Shortly after 1 o'clock on Saturday morning, Police-constable Ernest William Thompson, 240H, stationed at Leman-street Police-station, was stabbed to death whilst on duty in the East-end. It is stated that Thompson saw a knot of men and women standing near a coffee-stall at the junction of Union-street and Commercial-road. They were quarrelling, and after some trouble he succeeded in moving them on. After going some short distance they stopped again and renewed the dispute, and Thompson made another effort to get them away. What happened then is not at present clear, but a police whistle was blown and there were shouts for assistance. Several officers went in the direction whence the sound came, and found Thompson lying on the ground struggling with a man. Thompson said, "Hold him," and then fell exhausted and unconscious from loss of blood. He was conveyed to the London Hospital, but on arrival he was found to be dead. The doctors discovered that the main artery in the neck had been severed.
At the Thames Police-court on Saturday, BARNET ABRAHAMS, 41, a cigar-maker, an English Jew, residing in Newark-street, Whitechapel, was charged with feloniously killing and slaying Police-constable Ernest Thompson, 240 H, by stabbing him in the neck with a knife while in the execution of his duty. Mr. Deakin, instructed by Mr. Ben Cooper, of the Cigar Makers' Union, of which body the accused is a member, defended. The prisoner had two black eyes and an injury to his nose and an ear, and told his solicitor that there were bruises all over his body. Mr. Deakin said it was impossible to go adequately into the matter that day, and therefore suggested that only short evidence be taken. Constable 100 H stated that at 20 minutes past 1 that morning, while he was on duty in Commercial-road he heard the blowing of police whistles. He ran in the direction of the sound, and at the corner of Union-street he saw Constable Thompson holding the prisoner on the ground. The officer was bleeding terribly from a wound in the neck. With the assistance of other constables Thompson was put into a cab and taken to the London Hospital. On the way he breathed frequently, but on arriving at that institution he was examined by Dr. Hilyard, who pronounced life extinct.
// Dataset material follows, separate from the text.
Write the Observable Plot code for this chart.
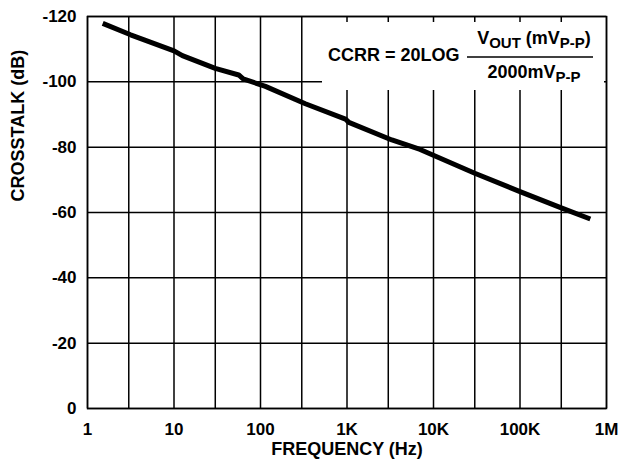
<!DOCTYPE html>
<html><head><meta charset="utf-8">
<script src="https://cdn.jsdelivr.net/npm/d3@7"></script>
<script src="https://cdn.jsdelivr.net/npm/@observablehq/plot@0.6"></script>
<style>
body{margin:0;background:#fff}
svg{font-family:"Liberation Sans",Arial,Helvetica,sans-serif;font-weight:bold}
</style>
</head><body><div id="chart"></div>
<script>
const freqHz = [1.5, 3.15, 10, 12.5, 30, 56, 63, 114, 330, 960, 1050, 3300, 7000, 30000, 100000, 300000, 650000];
const crosstalkDb = [-117.9, -114.4, -109.5, -108.0, -104.1, -102.1, -100.9, -98.6, -93.3, -88.6, -87.6, -82.2, -79.3, -72.0, -66.4, -61.4, -58.0];
const xGridValues = [1, 3, 10, 30, 100, 300, 1e3, 3e3, 1e4, 3e4, 1e5, 3e5, 1e6];
const xTickValues = [1, 10, 100, 1e3, 1e4, 1e5, 1e6];
const xTickLabels = ["1", "10", "100", "1K", "10K", "100K", "1M"];
const yTickValues = [-120, -100, -80, -60, -40, -20, 0];
const yTickLabels = ["-120", "-100", "-80", "-60", "-40", "-20", "0"];
const xTitle = "FREQUENCY (Hz)";
const yTitle = "CROSSTALK (dB)";

const data = freqHz.map((f, i) => ({f, db: crosstalkDb[i]}));

const W = 618, H = 468, mL = 87, mR = 12, mT = 16, mB = 60;

const plot = Plot.plot({
  width: W, height: H,
  marginLeft: mL, marginRight: mR, marginTop: mT, marginBottom: mB,
  style: {background: "#fff", color: "#000", fontFamily: "'Liberation Sans', Arial, sans-serif"},
  x: {type: "log", domain: [1, 1e6]},
  y: {type: "linear", domain: [0, -120]},
  marks: [
    Plot.ruleX(xGridValues, {stroke: "#000", strokeWidth: 1.5}),
    Plot.ruleY(yTickValues, {stroke: "#000", strokeWidth: 1.5}),
    Plot.frame({stroke: "#000", strokeWidth: 1.5}),
    Plot.axisX({ticks: xTickValues, tickFormat: d => xTickLabels[xTickValues.indexOf(d)], tickSize: 0, tickPadding: 14, fontSize: 17, fontWeight: "bold", label: null}),
    Plot.axisY({ticks: yTickValues, tickFormat: d => yTickLabels[yTickValues.indexOf(d)], tickSize: 0, tickPadding: 11, fontSize: 17, fontWeight: "bold", label: null}),
    Plot.text([xTitle], {text: d => d, frameAnchor: "bottom", dy: 46, fontSize: 18, fontWeight: "bold"}),
    Plot.text([yTitle], {text: d => d, frameAnchor: "left", dx: -69, dy: -11, rotate: -90, fontSize: 18, fontWeight: "bold"}),
    Plot.line(data, {x: "f", y: "db", stroke: "#000", strokeWidth: 5, strokeLinejoin: "round", strokeLinecap: "butt"})
  ]
});

// formula annotation box
const svg = d3.select(plot);
const g = svg.append("g").attr("font-weight", "bold").attr("fill", "#000").attr("text-anchor", "start");
g.append("rect").attr("x", 322).attr("y", 22).attr("width", 282).attr("height", 68).attr("fill", "#fff").attr("stroke", "none");
g.append("text").attr("x", 328).attr("y", 61).attr("font-size", 18).attr("text-anchor", "start").text("CCRR = 20LOG");
g.append("line").attr("x1", 467).attr("x2", 593).attr("y1", 57).attr("y2", 57).attr("stroke", "#000").attr("stroke-width", 1.5);
const num = g.append("text").attr("x", 534).attr("y", 44).attr("font-size", 18).attr("text-anchor", "middle");
num.append("tspan").text("V");
num.append("tspan").attr("font-size", 15).attr("dy", 4).text("OUT");
num.append("tspan").attr("dy", -4).text(" (mV");
num.append("tspan").attr("font-size", 15).attr("dy", 4).text("P-P");
num.append("tspan").attr("dy", -4).text(")");
const den = g.append("text").attr("x", 534).attr("y", 78).attr("font-size", 18).attr("text-anchor", "middle");
den.append("tspan").text("2000mV");
den.append("tspan").attr("font-size", 15).attr("dy", 4).text("P-P");

document.getElementById("chart").appendChild(plot);
</script>
</body></html>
Detective-Inspector T. Divally, H Division, said that when he charged the prisoner he first said, "Do you understand English?" and the accused replied, "Well." Witness then said, "I am an inspector of police and am going to charge you with feloniously killing and slaying Constable Thompson by stabbing him in the neck with this knife," at the same time pointing to a long pocket-knife covered with blood. The prisoner then said, "Then I am charged with maliciously killing?" Witness answered, "You are charged with feloniously killing." Abrahams said, "It is quite possible, I do not remember anything about it. I had no cause to do an injury to anyone." Mr. Frayling, from the Treasury, who was present, said that on the next occasion the Treasury would take charge of the case. Mr. Dickinson remanded the prisoner.